2020 also saw the Forest burning, which might have been due to forest fires. However, it was reported that most of the fires were deliberately started to clear forest land for agriculture.
Fires were at the second-highest point since 2010. In the first seven months of 2020, more than 13,000sq km (5,019sq miles) of the Brazilian Amazon was burned.
The Highest Percentage Of Deforestation Since 2006
Between August 2020 and July 2021, the rainforest lost 10,476 square kilometers – an area nearly seven times bigger than greater London and 13 times the size of New York City.
“We’re killing the Amazon. And that’s not something our climate models have taken into account. As bad as the predictions are, they’re actually optimistic,” says Brazilian atmospheric chemist Luciana Gatti. “The Amazon has become a carbon source way sooner than anyone thought. That means we’re going to reach the horror-show scenario way sooner, too.”
Gatti’s research is based on data from 2010 till 2018. Since then the situation has accelerated- especially in Brazil where 60% of the forest resides.

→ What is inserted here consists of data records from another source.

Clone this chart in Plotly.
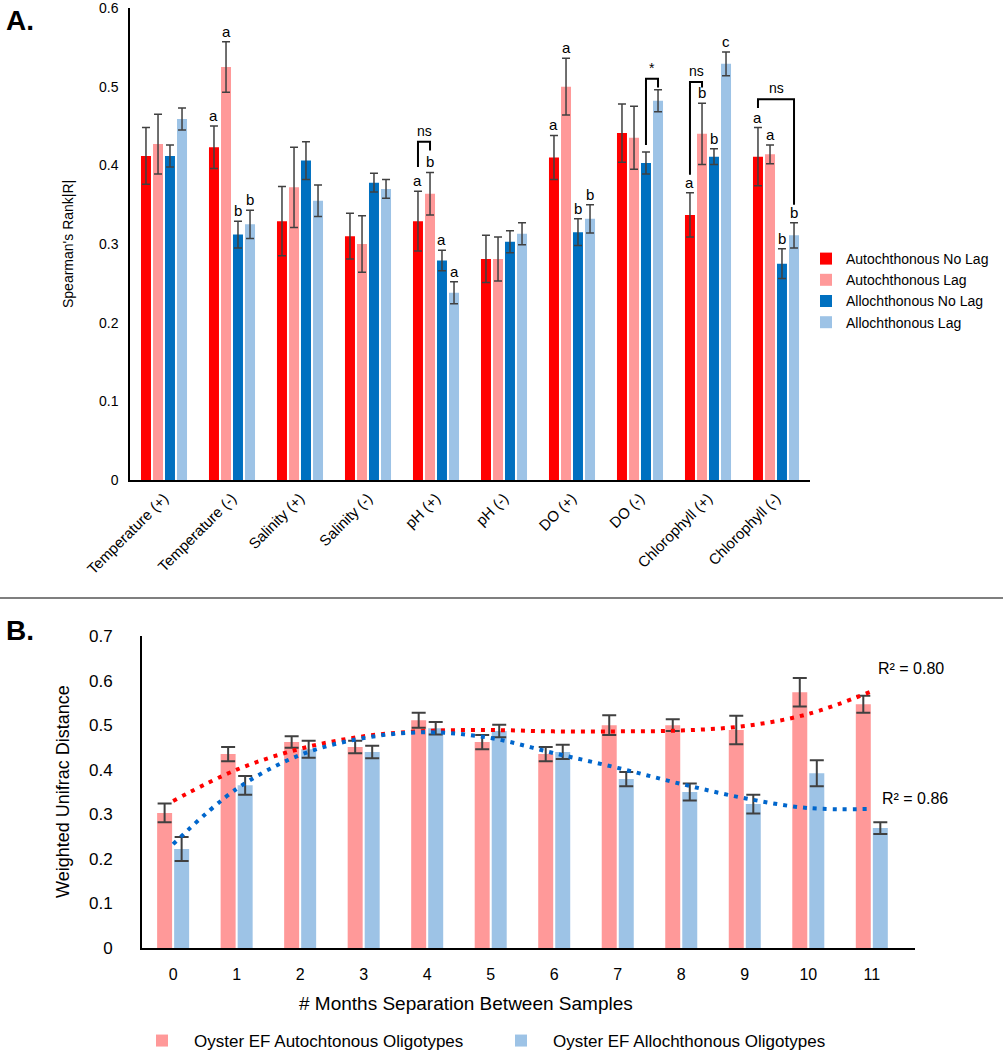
import plotly.graph_objs as go

# ---------------- Panel A : Spearman's Rank |R| ----------------
categories = ['Temperature (+)', 'Temperature (-)', 'Salinity (+)', 'Salinity (-)', 'pH (+)',
              'pH (-)', 'DO (+)', 'DO (-)', 'Chlorophyll (+)', 'Chlorophyll (-)']
series_names = ['Autochthonous No Lag', 'Autochthonous Lag', 'Allochthonous No Lag', 'Allochthonous Lag']

auto_nolag = [0.412, 0.423, 0.329, 0.310, 0.329, 0.281, 0.410, 0.441, 0.337, 0.411]
auto_nolag_err = [0.036, 0.027, 0.044, 0.029, 0.038, 0.030, 0.028, 0.037, 0.028, 0.037]
auto_lag = [0.427, 0.525, 0.372, 0.300, 0.364, 0.281, 0.500, 0.435, 0.440, 0.414]
auto_lag_err = [0.038, 0.032, 0.051, 0.036, 0.027, 0.028, 0.036, 0.040, 0.039, 0.012]
allo_nolag = [0.412, 0.312, 0.406, 0.378, 0.279, 0.303, 0.315, 0.403, 0.411, 0.275]
allo_nolag_err = [0.014, 0.017, 0.024, 0.012, 0.013, 0.014, 0.017, 0.014, 0.010, 0.019]
allo_lag = [0.459, 0.325, 0.355, 0.370, 0.238, 0.313, 0.332, 0.482, 0.529, 0.311]
allo_lag_err = [0.014, 0.018, 0.020, 0.012, 0.014, 0.014, 0.018, 0.014, 0.015, 0.016]

# lettres de significativité au-dessus de chaque barre
letters_auto_nolag = ['', 'a', '', '', 'a', '', 'a', '', 'a', 'a']
letters_auto_lag = ['', 'a', '', '', 'b', '', 'a', '', 'b', 'a']
letters_allo_nolag = ['', 'b', '', '', 'a', '', 'b', '', 'b', 'b']
letters_allo_lag = ['', 'b', '', '', 'a', '', 'b', '', 'c', 'b']

# crochets "ns" / "*" : catégorie, barre gauche, barre droite, texte
bracket_cat = [4, 7, 8, 9]
bracket_left = [0, 2, 0, 0]
bracket_right = [1, 3, 1, 3]
bracket_text = ['ns', '*', 'ns', 'ns']
bracket_y_left = [0.398, 0.426, 0.388, 0.473]
bracket_y_top = [0.430, 0.510, 0.506, 0.484]
bracket_y_right = [0.419, 0.499, 0.499, 0.350]

# ---------------- Panel B : Weighted Unifrac ----------------
months = [0, 1, 2, 3, 4, 5, 6, 7, 8, 9, 10, 11]
auto_b = [0.303, 0.435, 0.462, 0.451, 0.511, 0.462, 0.435, 0.500, 0.500, 0.489, 0.574, 0.547]
auto_b_err = [0.021, 0.016, 0.013, 0.014, 0.017, 0.016, 0.016, 0.022, 0.013, 0.032, 0.032, 0.019]
allo_b = [0.222, 0.365, 0.446, 0.440, 0.493, 0.487, 0.440, 0.379, 0.350, 0.323, 0.392, 0.269]
allo_b_err = [0.027, 0.021, 0.019, 0.014, 0.014, 0.014, 0.016, 0.016, 0.019, 0.021, 0.029, 0.013]
trend_auto = [0.330, 0.400, 0.447, 0.475, 0.487, 0.489, 0.486, 0.486, 0.488, 0.498, 0.525, 0.576]
trend_allo = [0.233, 0.357, 0.433, 0.471, 0.484, 0.471, 0.437, 0.404, 0.368, 0.336, 0.314, 0.312]
legend_b = ['Oyster EF Autochtonous Oligotypes', 'Oyster EF Allochthonous Oligotypes']

W, H = 1003, 1050
FONT = 'Liberation Sans, Arial, sans-serif'
ERR_COLOR = '#404040'


def px_x(p):
    return p / W


def px_y(p):
    return 1 - p / H


fig = go.Figure()

# barres du panneau A
values_a = [auto_nolag, auto_lag, allo_nolag, allo_lag]
errors_a = [auto_nolag_err, auto_lag_err, allo_nolag_err, allo_lag_err]
letters_a = [letters_auto_nolag, letters_auto_lag, letters_allo_nolag, letters_allo_lag]
colors_a = ['#FF0000', '#FF9999', '#0070C0', '#9DC3E6']
bar_w_a = 0.147
centers_a = [-0.265, -0.088, 0.088, 0.265]
x_a = list(range(len(categories)))

for k in range(4):
    fig.add_trace(go.Bar(
        x=x_a, y=values_a[k], name=series_names[k],
        width=bar_w_a, offset=centers_a[k] - bar_w_a / 2,
        marker=dict(color=colors_a[k], line=dict(width=0)),
        error_y=dict(type='data', array=errors_a[k], color=ERR_COLOR, thickness=1.5, width=4),
        xaxis='x', yaxis='y', legend='legend',
    ))

# barres du panneau B
bar_w_b = 0.236
centers_b = [-0.134, 0.134]
colors_b = ['#FF9999', '#9DC3E6']
for k, (vals, errs) in enumerate([(auto_b, auto_b_err), (allo_b, allo_b_err)]):
    fig.add_trace(go.Bar(
        x=months, y=vals, name=legend_b[k],
        width=bar_w_b, offset=centers_b[k] - bar_w_b / 2,
        marker=dict(color=colors_b[k], line=dict(width=0)),
        error_y=dict(type='data', array=errs, color=ERR_COLOR, thickness=2, width=7),
        xaxis='x2', yaxis='y2', legend='legend2',
    ))

# courbes de tendance pointillées
for trend, col in [(trend_auto, '#FF0000'), (trend_allo, '#0066CC')]:
    fig.add_trace(go.Scatter(
        x=months, y=trend, mode='lines', line=dict(color=col, width=4, dash='4px,6px', shape='spline'),
        showlegend=False, hoverinfo='skip', xaxis='x2', yaxis='y2',
    ))

annotations = []
shapes = []

# lettres
for k in range(4):
    for i, t in enumerate(letters_a[k]):
        if t:
            annotations.append(dict(
                x=i + centers_a[k], y=values_a[k][i] + errors_a[k][i], xref='x', yref='y',
                text=t, showarrow=False, yanchor='bottom', font=dict(size=15)))

# crochets
for j in range(len(bracket_cat)):
    xl = bracket_cat[j] + centers_a[bracket_left[j]]
    xr = bracket_cat[j] + centers_a[bracket_right[j]]
    shapes.append(dict(
        type='path', xref='x', yref='y',
        path=f'M{xl},{bracket_y_left[j]} L{xl},{bracket_y_top[j]} L{xr},{bracket_y_top[j]} L{xr},{bracket_y_right[j]}',
        line=dict(color='black', width=2)))
    annotations.append(dict(
        x=(xl + xr) / 2, y=bracket_y_top[j], xref='x', yref='y', text=bracket_text[j],
        showarrow=False, yanchor='bottom', yshift=1, font=dict(size=14)))

# séparateur entre les deux panneaux
shapes.append(dict(type='line', xref='paper', yref='paper', x0=0, x1=1,
                   y0=px_y(598), y1=px_y(598), line=dict(color='black', width=1.2)))

# titres et étiquettes de panneaux
annotations += [
    dict(x=px_x(4), y=px_y(3), xref='paper', yref='paper', text='<b>A.</b>', showarrow=False,
         xanchor='left', yanchor='top', font=dict(size=28)),
    dict(x=px_x(4), y=px_y(613), xref='paper', yref='paper', text='<b>B.</b>', showarrow=False,
         xanchor='left', yanchor='top', font=dict(size=28)),
    dict(x=px_x(68), y=px_y(244), xref='paper', yref='paper', text="Spearman's Rank|R|",
         showarrow=False, textangle=-90, xanchor='center', yanchor='middle', font=dict(size=14)),
    dict(x=px_x(63), y=px_y(792), xref='paper', yref='paper', text='Weighted Unifrac Distance',
         showarrow=False, textangle=-90, xanchor='center', yanchor='middle', font=dict(size=18)),
    dict(x=px_x(466), y=px_y(1003), xref='paper', yref='paper', text='# Months Separation Between Samples',
         showarrow=False, xanchor='center', yanchor='middle', font=dict(size=19)),
    dict(x=11.0, y=trend_auto[-1], xref='x2', yref='y2', text='R² = 0.80', showarrow=False,
         xanchor='left', yanchor='bottom', xshift=4, yshift=12, font=dict(size=16)),
    dict(x=11.0, y=trend_allo[-1], xref='x2', yref='y2', text='R² = 0.86', showarrow=False,
         xanchor='left', yanchor='bottom', xshift=8, yshift=0, font=dict(size=16)),
]

fig.update_layout(
    width=W, height=H,
    margin=dict(l=0, r=0, t=0, b=0, autoexpand=False),
    paper_bgcolor='white', plot_bgcolor='white',
    font=dict(family=FONT, color='black', size=14),
    barmode='group',
    xaxis=dict(domain=[px_x(130), px_x(810)], range=[-0.5, 9.5], tickvals=x_a, ticktext=categories,
               tickangle=-45, tickfont=dict(size=15), showline=True, linecolor='black', linewidth=1.5,
               ticks='outside', ticklen=2, tickcolor='rgba(0,0,0,0)', showgrid=False, zeroline=False,
               anchor='y'),
    yaxis=dict(domain=[px_y(480), px_y(8)], range=[0, 0.6], tickvals=[0, 0.1, 0.2, 0.3, 0.4, 0.5, 0.6],
               ticktext=['0', '0.1', '0.2', '0.3', '0.4', '0.5', '0.6'], tickfont=dict(size=14),
               showline=True, linecolor='black', linewidth=1.5, ticks='outside', ticklen=7,
               tickcolor='rgba(0,0,0,0)', showgrid=False, zeroline=False, anchor='x',
               ticklabeloverflow='allow'),
    xaxis2=dict(domain=[px_x(142), px_x(915)], range=[-0.49, 11.68], tickvals=months,
                ticktext=[str(m) for m in months], tickfont=dict(size=16), showline=True,
                linecolor='black', linewidth=2, ticks='outside', ticklen=11,
                tickcolor='rgba(0,0,0,0)', showgrid=False, zeroline=False, anchor='y2'),
    yaxis2=dict(domain=[px_y(948), px_y(636)], range=[0, 0.7],
                tickvals=[0, 0.1, 0.2, 0.3, 0.4, 0.5, 0.6, 0.7],
                ticktext=['0', '0.1', '0.2', '0.3', '0.4', '0.5', '0.6', '0.7'], tickfont=dict(size=17),
                showline=True, linecolor='black', linewidth=2, ticks='outside', ticklen=24,
                tickcolor='rgba(0,0,0,0)', showgrid=False, zeroline=False, anchor='x2'),
    legend=dict(x=px_x(806), y=px_y(243), xanchor='left', yanchor='top', font=dict(size=14),
                bgcolor='rgba(0,0,0,0)', itemclick=False),
    legend2=dict(x=px_x(130), y=px_y(1041), xanchor='left', yanchor='middle', orientation='h',
                 font=dict(size=17), entrywidth=290, entrywidthmode='pixels', itemwidth=54,
                 bgcolor='rgba(0,0,0,0)'),
    annotations=annotations,
    shapes=shapes,
)

# la page html a une marge de 8px par défaut : on la supprime
fig.write_html("out.html", config={'displayModeBar': False},
               post_script="document.body.style.margin = '0px';")
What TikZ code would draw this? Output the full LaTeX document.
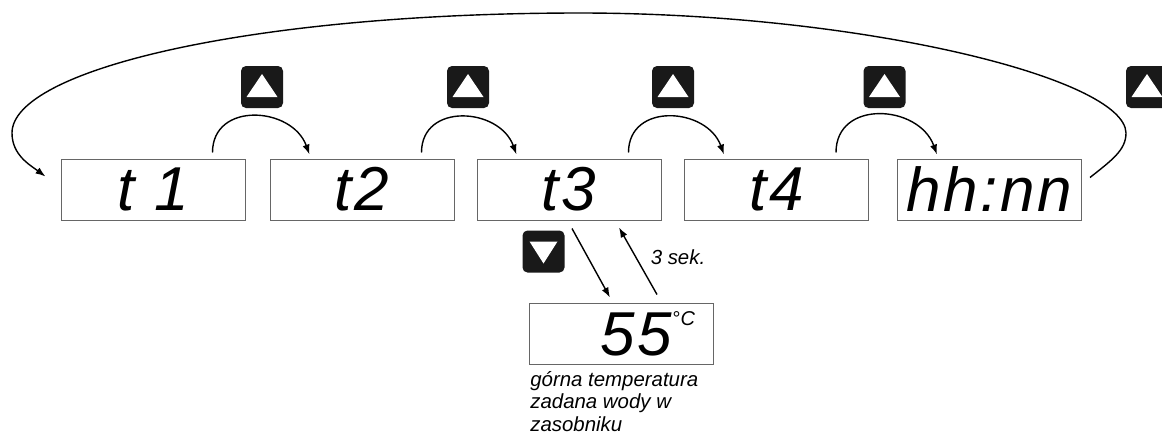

Under far-right President Bolsonaro, protected lands and indigenous reservations have been opened to agribusiness and mining.
Deforestation in Brazil rose from October of 2020. The data from the national space research agency INPE showed about 877 square kilometers (339 square miles) of forest were cleared last month, a 5% increase from October 2020. It was the worst October deforestation since the current monitoring system began in 2015.
Brazil is making a vow at the United Nations climate change summit(CO26) that it will stop illegal deforestation by the year 2028, two years earlier than the proposed date.
However, scientists, activists, and diplomats say how these empty promises mean very little as the deforestation levels have flourished under Bolsonaro to levels last seen in the 2000s, as the far-right president calls for more farming lands and mining in the Amazon.
Read More: Brazilian President’s Fury Adds Fuel To Amazon Wildfires, Will This Turn Apocalyptic For All Of Us?
“Government announcements are not changing the reality that Brazil is continuing to lose forests,” said Ane Alencar, science director at Amazon Environmental Research Institute, at COP26 in Glasgow. “The world knows where Brazil stands and this attempt to display a different Brazil is unconvincing because satellite data clearly shows the reality.”
“The numbers are still a challenge for us and we have to be more forceful in relation to these crimes,” Environment Minister Joaquim Pereira Leite said at a news conference. As the summit got closer, Brazil’s government touted monthly data to show that deforestation is under control. However, the final data shows a dire picture.
Scientists have repeatedly warned that if enough of the forest is destroyed, it will cross a tipping point, dry out and turn into a savannah. That would release huge amounts of carbon, virtually ensuring the world cannot hit the targets laid out to avoid the worst effects of climate change.
Mauricio Voivodic, head of environmental group WWF in Brazil, said the numbers laid bare “the real Brazil that the Bolsonaro government tries to hide with imaginary discourses and greenwashing efforts abroad.”
“What the reality shows,” he said, “is that the Bolsonaro government has accelerated the course of the Amazon’s destruction.”
The death of the Amazon will result in the death of the millions of plants, insects, reptiles, mammals, and birds who have lived there longer than the current human population has been on this planet.
The death of the Amazon will lead to the death of the thousands of indigenous people who have lived there their entire lives. The death of the Amazon will most definitely lead to the death of the human race as we know it and eventually will plunge our planet into barren, dry land.
The death of the Amazon is synonymous with the death of the biosphere as a whole and it is high time we make stronger demands to bring back Forest’s status as it once was, the Lungs of the World.